そして2ヶ月後主人が日本に一時帰国した。私の仕事終わりに新宿で待ち合わせをした。テレビ電話で沢山話はしてはいたけれど、実際会うのはやはり全然違った。
私達は彼の希望で焼肉屋さんに入った。久しぶりの日本でまず行きたかった場所らしい。
出会ってから連絡は絶えず取っていたけれど、面と向かって話すのはほぼ初めて。何だか知っている人なのか知らない人なのか不思議な感じだった。
次の日も私は仕事だったので、遅くまでは外に居られない。どうするんだろう…と思っていたけれど、何となく流れで主人は一緒に私のマンションまで来た。
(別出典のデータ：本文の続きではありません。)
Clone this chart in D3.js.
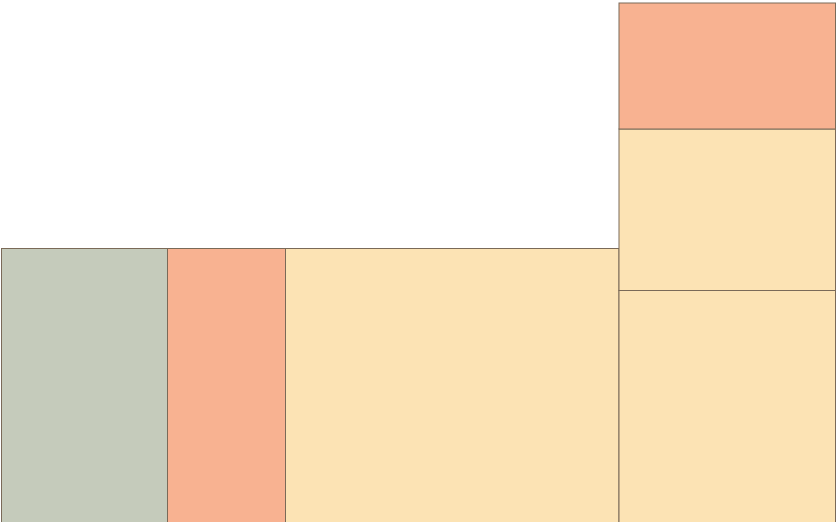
<!DOCTYPE html>
<meta charset="utf-8">
<html>
<head>
    <script src="https://d3js.org/d3.v7.min.js"></script>
    <style>
        body { margin: 0; background: #fff; }
    </style>
</head>
<body>
    <div id="chart"></div>
    <script>
        // column widths and stacked segment values (bottom to top)
        var columns = ["A", "B", "C", "D"];
        var widths = [166, 118, 333.5, 216.5];
        var segValues = [[275.5], [275.5], [275.5], [233.5, 161.5, 126]];
        var segColors = [["#c5cbbb"], ["#f8b291"], ["#fce3b4"], ["#fce3b4", "#fce3b4", "#f8b291"]];

        var W = 837, H = 522;
        // bottom edge sits just below the window, so no bottom stroke shows
        var margin = { top: 3, right: 1.5, bottom: -2, left: 1.5 };

        var svg = d3.select("#chart")
            .append("svg")
            .attr("width", W)
            .attr("height", H);

        var x = d3.scaleLinear()
            .domain([0, d3.sum(widths)])
            .range([margin.left, W - margin.right]);

        var y = d3.scaleLinear()
            .domain([0, d3.max(segValues, function (s) { return d3.sum(s); })])
            .range([H - margin.bottom, margin.top]);

        var rects = [];
        var cx = 0;
        columns.forEach(function (c, i) {
            var base = 0;
            segValues[i].forEach(function (v, j) {
                rects.push({ x0: cx, x1: cx + widths[i], y0: base, y1: base + v, color: segColors[i][j] });
                base += v;
            });
            cx += widths[i];
        });

        svg.selectAll("rect")
            .data(rects)
            .enter()
            .append("rect")
            .attr("x", function (d) { return x(d.x0); })
            .attr("y", function (d) { return y(d.y1); })
            .attr("width", function (d) { return x(d.x1) - x(d.x0); })
            .attr("height", function (d) { return y(d.y0) - y(d.y1); })
            .attr("fill", function (d) { return d.color; })
            .attr("stroke", "#7a6a58")
            .attr("stroke-width", 1);
    </script>
</body>
</html>
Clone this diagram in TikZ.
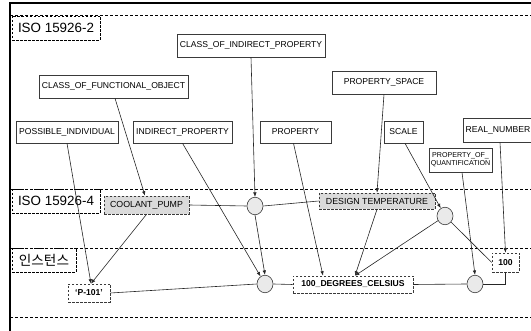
\documentclass[tikz,border=0pt]{standalone}
\usepackage{fontspec}
\setmainfont{Liberation Sans}
\newfontfamily\krfont{Noto Sans CJK KR}
\usetikzlibrary{shapes.geometric,arrows.meta}

\definecolor{boxline}{HTML}{3A3A3A}
\definecolor{instfill}{HTML}{DADADA}
\definecolor{dotfill}{HTML}{EAEAEA}

\tikzset{
  layerlabel/.style={draw=black, dashed, dash pattern=on 2.5pt off 1.5pt, line width=0.6pt,
    inner sep=0pt, font=\fontsize{13.4}{14}\selectfont},
  classbox/.style={draw=boxline, line width=0.6pt, fill=white, inner sep=0pt,
    font=\fontsize{8.6}{9}\selectfont},
  typebox/.style={draw=boxline, fill=instfill, dashed, dash pattern=on 2.5pt off 1.5pt,
    line width=0.6pt, inner sep=0pt, font=\fontsize{8.8}{9}\selectfont},
  instbox/.style={draw=boxline, fill=white, dashed, dash pattern=on 2.5pt off 1.5pt,
    line width=0.6pt, inner sep=0pt, font=\fontsize{8.6}{9}\selectfont\bfseries},
  relnode/.style={ellipse, draw=boxline, fill=dotfill, line width=0.6pt, inner sep=0pt,
    minimum width=16pt, minimum height=17.5pt},
  link/.style={draw=black!85, line width=0.6pt},
  arrowlink/.style={link, -{Latex[length=4.5pt,width=3.5pt]}},
  layersep/.style={draw=black, line width=0.7pt, dash pattern=on 3pt off 2pt},
}

\begin{document}
\begin{tikzpicture}[x=1pt, y=-1pt]
  \useasboundingbox (0,0) rectangle (531,331);
  \clip (0,0) rectangle (531,331);

  % outer frame
  \draw[line width=1.6pt] (10,3) rectangle (545,345);

  % layer separators
  \draw[layersep] (10,15) -- (531,15);
  \draw[layersep] (10,189) -- (531,189);
  \draw[layersep] (10,248) -- (531,248);
  \draw[layersep] (10,317) -- (531,317);

  % layer labels
  \node[layerlabel, minimum width=88pt, minimum height=24pt] (iso2) at (56,28) {ISO 15926-2};
  \node[layerlabel, minimum width=88pt, minimum height=24pt] (iso4) at (56,201) {ISO 15926-4};
  \node[layerlabel, minimum width=64pt, minimum height=24pt, font=\krfont\fontsize{13.6}{14}\selectfont] (inst) at (44,260) {인스턴스};

  % ISO 15926-2 classes
  \node[classbox, minimum width=148pt, minimum height=23pt] (coip) at (251,45.5) {CLASS\_OF\_INDIRECT\_PROPERTY};
  \node[classbox, minimum width=149pt, minimum height=23pt] (cofo) at (113.5,86.5) {CLASS\_OF\_FUNCTIONAL\_OBJECT};
  \node[classbox, minimum width=104pt, minimum height=23pt] (pspace) at (384,82.5) {PROPERTY\_SPACE};
  \node[classbox, minimum width=102pt, minimum height=22pt] (posind) at (67,132) {POSSIBLE\_INDIVIDUAL};
  \node[classbox, minimum width=99pt, minimum height=22pt] (indprop) at (182.5,132) {INDIRECT\_PROPERTY};
  \node[classbox, minimum width=71pt, minimum height=22pt] (prop) at (295.5,132) {PROPERTY};
  \node[classbox, minimum width=39pt, minimum height=22pt] (scale) at (403.5,132) {SCALE};
  \node[classbox, minimum width=70pt, minimum height=24pt] (realnum) at (498,130) {REAL\_NUMBER};
  \node[classbox, minimum width=63pt, minimum height=24pt, align=center,
        font=\fontsize{7.1}{8}\selectfont] (poq) at (460.5,160) {PROPERTY\_OF\_\\QUANTIFICATION};

  % ISO 15926-4 reference data
  \node[typebox, minimum width=85pt, minimum height=18pt] (coolant) at (146.5,205) {COOLANT\_PUMP};
  \node[relnode] (c1) at (255,206) {};
  \node[typebox, minimum width=116pt, minimum height=16pt] (design) at (377,201) {DESIGN TEMPERATURE};
  \node[relnode] (c2) at (445,216) {};

  % instances
  \node[instbox, minimum width=42pt, minimum height=18pt] (p101) at (89,293) {‘P-101’};
  \node[relnode] (c3) at (265,284) {};
  \node[instbox, minimum width=120pt, minimum height=17pt] (deg) at (353,284.5) {100\_DEGREES\_CELSIUS};
  \node[relnode] (c4) at (475,284) {};
  \node[instbox, minimum width=27pt, minimum height=19pt] (hundred) at (505.5,262.5) {100};

  % classification arrows
  \draw[arrowlink] ([xshift=1.5pt]cofo.south) -- ([xshift=-1.5pt]coolant.north);
  \draw[arrowlink] (coolant.south) -- ([xshift=2pt]p101.north);
  \draw[arrowlink] (posind.south) -- ([xshift=2pt]p101.north);
  \draw[arrowlink] (indprop.south) -- (c3);
  \draw[arrowlink] (coip.south) -- (c1.north);
  \draw[arrowlink] (c1.south) -- (c3.north);
  \draw[arrowlink] ([xshift=-2pt]prop.south) -- ([xshift=-30pt]deg.north);
  \draw[arrowlink] (pspace.south) -- (design.north);
  \draw[arrowlink] (design.south) -- ([xshift=2pt]deg.north);
  \draw[arrowlink] (c2) -- ([xshift=2pt]deg.north);
  \draw[arrowlink] ([xshift=1.5pt]scale.south) -- (c2);
  \draw[arrowlink] ([xshift=1.5pt]poq.south) -- (c4.north);
  \draw[arrowlink] ([xshift=2pt]realnum.south) -- (hundred.north);

  % relationship links
  \draw[link] (coolant.east) -- (c1.west);
  \draw[link] (c1.east) -- (design.west);
  \draw[link] (c2) -- (hundred.west);
  \draw[link] (p101.east) -- (c3.west);
  \draw[link] (c3.east) -- (deg.west);
  \draw[link] (deg.east) -- (c4.west);
  \draw[link] (c4.east) -| (hundred.south);
\end{tikzpicture}
\end{document}
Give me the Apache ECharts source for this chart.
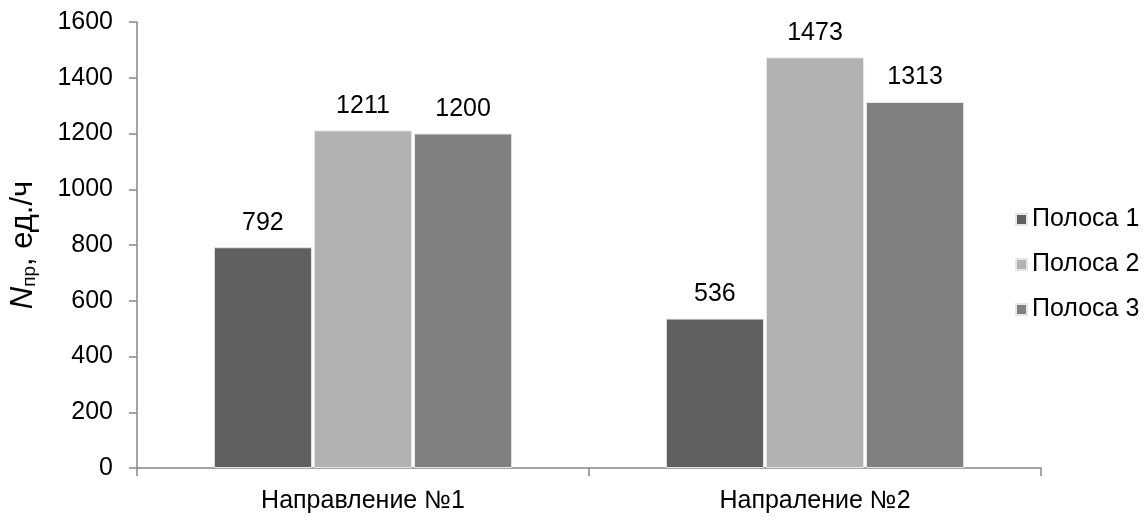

そしてそこから、主人が日本に滞在している1ヶ月間ほぼ毎日会い、私の家に泊まった。
正直な所、主人と一緒に居て時々私の中でひっかかる何かがあったのは認めざるを得ない。けれど、海外で暮らす為、一人にならない為、結婚する為と、自分の気持ちに言い訳をし、言い聞かせ、主人の事が好き、主人は私が探していた人なんだと思い込み、自分の心を洗脳した。

主人がオーストラリアに帰ったあと、私はオーストラリアに行く為のワーキングホリデービザ取得に向けて、行動を始めた。何故なら遠距離でしかもまだ数ヶ月の付き合いの私が主人のパートナーとしてビザを取るより簡単に取得できるビザがワーキングホリデービザだったからだ。
ビザを申請できるのは31歳になる前まで。私の31歳の誕生日は3ヶ月後に迫っている。なので、急ぐ必要があったのだ。入国するのはビザ取得から1年以内なので、ビザを取ってしまえば、あとはゆっくり時期を見て仕事を退職すれば良いと思った。
必要な書類を集め、ビザの申請をし、無事誕生日までに取得する事ができた。
8月の私の誕生日、変わらず仕事をしていると、お花の配達がきた。誰宛てなのかと見てみると、私の名前が書いてある。主人からだった。私の家の住所を知らなかった主人はわざわざオーストラリアから私の会社に誕生日の贈り物を送ったのだ。こんなやり方で誕生日プレゼントを貰った事は無かったので、素直に嬉しかった。

そしてその2ヶ月後、また主人が休みを取って日本に来てくれた。オーストラリアに行く前に私の両親に会う為だ。松田君との同棲の時同様、きちんと話をする必要があった。
しかし、両親も私が自分で決めた事に関しては、基本的には反対はしないでいてくれる。なので、今回もまた問題が起きることは無く、無事に終った。